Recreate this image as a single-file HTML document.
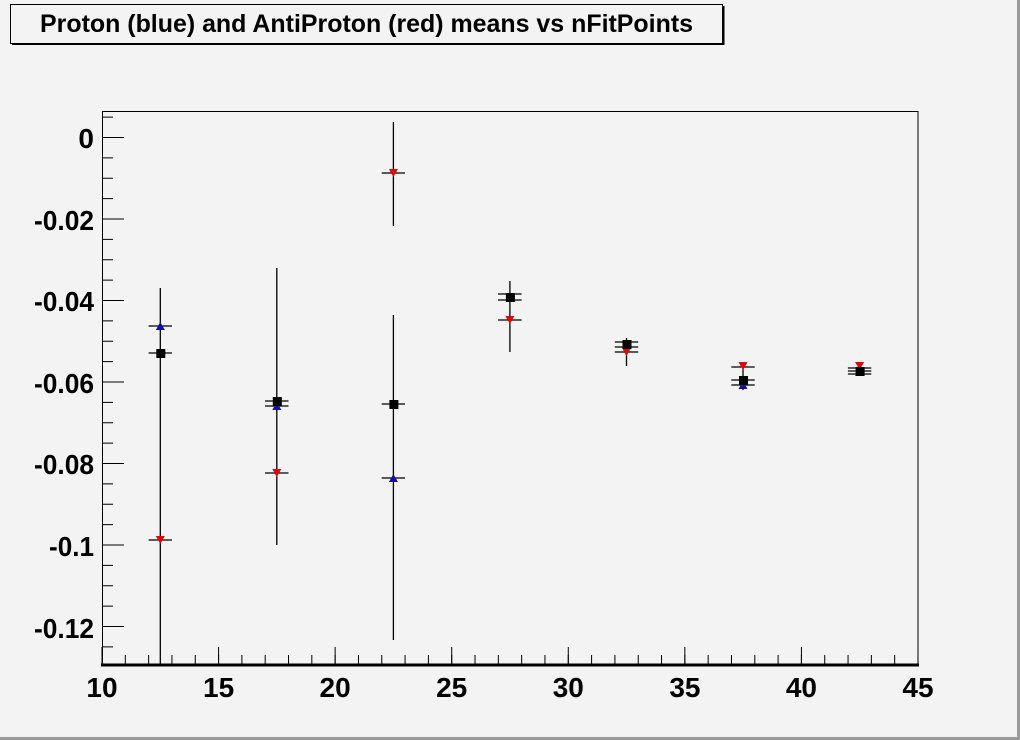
<!DOCTYPE html>
<html><head><meta charset="utf-8"><style>
html,body{margin:0;padding:0;background:#f3f3f3;}
svg{display:block;font-family:"Liberation Sans",Arial,sans-serif;font-weight:bold;}
</style></head><body>
<svg width="1020" height="740" viewBox="0 0 1020 740" xmlns="http://www.w3.org/2000/svg">
<rect x="0" y="0" width="1020" height="740" fill="#f3f3f3"/>
<line x1="0" y1="738.5" x2="1020" y2="738.5" stroke="#9a9a9a" stroke-width="3"/>
<line x1="1018.5" y1="0" x2="1018.5" y2="740" stroke="#9a9a9a" stroke-width="3"/>
<rect x="10.5" y="4.5" width="712" height="39" fill="#f3f3f3" stroke="#000" stroke-width="1"/>
<line x1="12" y1="44" x2="724" y2="44" stroke="#000" stroke-width="2"/>
<line x1="723.5" y1="6" x2="723.5" y2="45" stroke="#000" stroke-width="2"/>
<text x="40" y="32" font-size="25" textLength="653" lengthAdjust="spacingAndGlyphs">Proton (blue) and AntiProton (red) means vs nFitPoints</text>
<rect x="102.5" y="111.5" width="815.5" height="553" fill="none" stroke="#000" stroke-width="1"/>
<line x1="101" y1="665" x2="919" y2="665" stroke="#000" stroke-width="3"/>
<line x1="101.5" y1="660" x2="920" y2="660" stroke="#000" stroke-width="10" stroke-dasharray="1 22.314"/>
<line x1="101.5" y1="656" x2="920" y2="656" stroke="#000" stroke-width="18" stroke-dasharray="1 115.57"/>
<line x1="107.5" y1="116.6" x2="107.5" y2="665" stroke="#000" stroke-width="11" stroke-dasharray="1 19.375"/>
<line x1="113" y1="137" x2="113" y2="665" stroke="#000" stroke-width="22" stroke-dasharray="1 80.5"/>
<g font-size="28" text-anchor="end">
<text x="94" y="148">0</text>
<text x="94" y="230" textLength="60" lengthAdjust="spacingAndGlyphs">-0.02</text>
<text x="94" y="311" textLength="60" lengthAdjust="spacingAndGlyphs">-0.04</text>
<text x="94" y="393" textLength="60" lengthAdjust="spacingAndGlyphs">-0.06</text>
<text x="94" y="474" textLength="60" lengthAdjust="spacingAndGlyphs">-0.08</text>
<text x="94" y="556" textLength="45" lengthAdjust="spacingAndGlyphs">-0.1</text>
<text x="94" y="638" textLength="60" lengthAdjust="spacingAndGlyphs">-0.12</text>
</g>
<g font-size="28" text-anchor="middle">
<text x="102" y="697">10</text>
<text x="218.6" y="697">15</text>
<text x="335.1" y="697">20</text>
<text x="451.7" y="697">25</text>
<text x="568.3" y="697">30</text>
<text x="684.9" y="697">35</text>
<text x="801.4" y="697">40</text>
<text x="918" y="697">45</text>
</g>
<g stroke="#000" stroke-width="1.3">
<line x1="160.3" y1="288" x2="160.3" y2="664"/>
<line x1="276.8" y1="268" x2="276.8" y2="545"/>
<line x1="393.4" y1="315" x2="393.4" y2="640"/>
<line x1="393.4" y1="122" x2="393.4" y2="226"/>
<line x1="509.9" y1="281" x2="509.9" y2="352"/>
<line x1="626.5" y1="338" x2="626.5" y2="366"/>
<line x1="743" y1="362" x2="743" y2="390"/>
<line x1="859.6" y1="364" x2="859.6" y2="376"/>
<path d="M148.6 326H172M148.6 353H172M148.6 540H172
M265 401H288.5M265 406H288.5M265 473H288.5
M381.7 404H405M381.7 478H405M381.7 173H405
M498 294H521.6M498 300H521.6M498 320H521.6
M614.8 342H638.2M614.8 347H638.2M614.8 352H638.2
M731.3 367H754.7M731.3 380H754.7M731.3 385H754.7
M847.9 368H871.3M847.9 371H871.3M847.9 374H871.3" fill="none"/>
</g>
<g fill="#e00000">
<path d="M155.8 536h9l-4.5 8z"/>
<path d="M272.3 469h9l-4.5 8z"/>
<path d="M388.9 169h9l-4.5 8z"/>
<path d="M505.4 316h9l-4.5 8z"/>
<path d="M622 348h9l-4.5 8z"/>
<path d="M738.5 362h9l-4.5 8z"/>
<path d="M855.1 362h9l-4.5 8z"/>
</g>
<g fill="#1010a0">
<path d="M155.8 330h9l-4.5 -8z"/>
<path d="M272.3 410h9l-4.5 -8z"/>
<path d="M388.9 482h9l-4.5 -8z"/>
<path d="M738.5 389h9l-4.5 -8z"/>
<path d="M855.1 376h9l-4.5 -8z"/>
</g>
<g fill="#000">
<rect x="156.3" y="349" width="9" height="9"/>
<rect x="272.8" y="397" width="9" height="9"/>
<rect x="389.4" y="400" width="9" height="9"/>
<rect x="505.9" y="293" width="9" height="9"/>
<rect x="622.5" y="340" width="9" height="9"/>
<rect x="739" y="376" width="9" height="9"/>
<rect x="855.6" y="367" width="9" height="9"/>
</g>
</svg>
</body></html>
======
◆ To be done
Copy out all the data without changing anything, and drop the pictures.

◆ Response to this exercise
Recreate this image as a single-file HTML document.
<!DOCTYPE html>
<html><head><meta charset="utf-8"><style>
html,body{margin:0;padding:0;background:#f3f3f3;}
svg{display:block;font-family:"Liberation Sans",Arial,sans-serif;font-weight:bold;}
</style></head><body>
<svg width="1020" height="740" viewBox="0 0 1020 740" xmlns="http://www.w3.org/2000/svg">
<rect x="0" y="0" width="1020" height="740" fill="#f3f3f3"/>
<line x1="0" y1="738.5" x2="1020" y2="738.5" stroke="#9a9a9a" stroke-width="3"/>
<line x1="1018.5" y1="0" x2="1018.5" y2="740" stroke="#9a9a9a" stroke-width="3"/>
<rect x="10.5" y="4.5" width="712" height="39" fill="#f3f3f3" stroke="#000" stroke-width="1"/>
<line x1="12" y1="44" x2="724" y2="44" stroke="#000" stroke-width="2"/>
<line x1="723.5" y1="6" x2="723.5" y2="45" stroke="#000" stroke-width="2"/>
<text x="40" y="32" font-size="25" textLength="653" lengthAdjust="spacingAndGlyphs">Proton (blue) and AntiProton (red) means vs nFitPoints</text>
<rect x="102.5" y="111.5" width="815.5" height="553" fill="none" stroke="#000" stroke-width="1"/>
<line x1="101" y1="665" x2="919" y2="665" stroke="#000" stroke-width="3"/>
<line x1="101.5" y1="660" x2="920" y2="660" stroke="#000" stroke-width="10" stroke-dasharray="1 22.314"/>
<line x1="101.5" y1="656" x2="920" y2="656" stroke="#000" stroke-width="18" stroke-dasharray="1 115.57"/>
<line x1="107.5" y1="116.6" x2="107.5" y2="665" stroke="#000" stroke-width="11" stroke-dasharray="1 19.375"/>
<line x1="113" y1="137" x2="113" y2="665" stroke="#000" stroke-width="22" stroke-dasharray="1 80.5"/>
<g font-size="28" text-anchor="end">
<text x="94" y="148">0</text>
<text x="94" y="230" textLength="60" lengthAdjust="spacingAndGlyphs">-0.02</text>
<text x="94" y="311" textLength="60" lengthAdjust="spacingAndGlyphs">-0.04</text>
<text x="94" y="393" textLength="60" lengthAdjust="spacingAndGlyphs">-0.06</text>
<text x="94" y="474" textLength="60" lengthAdjust="spacingAndGlyphs">-0.08</text>
<text x="94" y="556" textLength="45" lengthAdjust="spacingAndGlyphs">-0.1</text>
<text x="94" y="638" textLength="60" lengthAdjust="spacingAndGlyphs">-0.12</text>
</g>
<g font-size="28" text-anchor="middle">
<text x="102" y="697">10</text>
<text x="218.6" y="697">15</text>
<text x="335.1" y="697">20</text>
<text x="451.7" y="697">25</text>
<text x="568.3" y="697">30</text>
<text x="684.9" y="697">35</text>
<text x="801.4" y="697">40</text>
<text x="918" y="697">45</text>
</g>
<g stroke="#000" stroke-width="1.3">
<line x1="160.3" y1="288" x2="160.3" y2="664"/>
<line x1="276.8" y1="268" x2="276.8" y2="545"/>
<line x1="393.4" y1="315" x2="393.4" y2="640"/>
<line x1="393.4" y1="122" x2="393.4" y2="226"/>
<line x1="509.9" y1="281" x2="509.9" y2="352"/>
<line x1="626.5" y1="338" x2="626.5" y2="366"/>
<line x1="743" y1="362" x2="743" y2="390"/>
<line x1="859.6" y1="364" x2="859.6" y2="376"/>
<path d="M148.6 326H172M148.6 353H172M148.6 540H172
M265 401H288.5M265 406H288.5M265 473H288.5
M381.7 404H405M381.7 478H405M381.7 173H405
M498 294H521.6M498 300H521.6M498 320H521.6
M614.8 342H638.2M614.8 347H638.2M614.8 352H638.2
M731.3 367H754.7M731.3 380H754.7M731.3 385H754.7
M847.9 368H871.3M847.9 371H871.3M847.9 374H871.3" fill="none"/>
</g>
<g fill="#e00000">
<path d="M155.8 536h9l-4.5 8z"/>
<path d="M272.3 469h9l-4.5 8z"/>
<path d="M388.9 169h9l-4.5 8z"/>
<path d="M505.4 316h9l-4.5 8z"/>
<path d="M622 348h9l-4.5 8z"/>
<path d="M738.5 362h9l-4.5 8z"/>
<path d="M855.1 362h9l-4.5 8z"/>
</g>
<g fill="#1010a0">
<path d="M155.8 330h9l-4.5 -8z"/>
<path d="M272.3 410h9l-4.5 -8z"/>
<path d="M388.9 482h9l-4.5 -8z"/>
<path d="M738.5 389h9l-4.5 -8z"/>
<path d="M855.1 376h9l-4.5 -8z"/>
</g>
<g fill="#000">
<rect x="156.3" y="349" width="9" height="9"/>
<rect x="272.8" y="397" width="9" height="9"/>
<rect x="389.4" y="400" width="9" height="9"/>
<rect x="505.9" y="293" width="9" height="9"/>
<rect x="622.5" y="340" width="9" height="9"/>
<rect x="739" y="376" width="9" height="9"/>
<rect x="855.6" y="367" width="9" height="9"/>
</g>
</svg>
</body></html>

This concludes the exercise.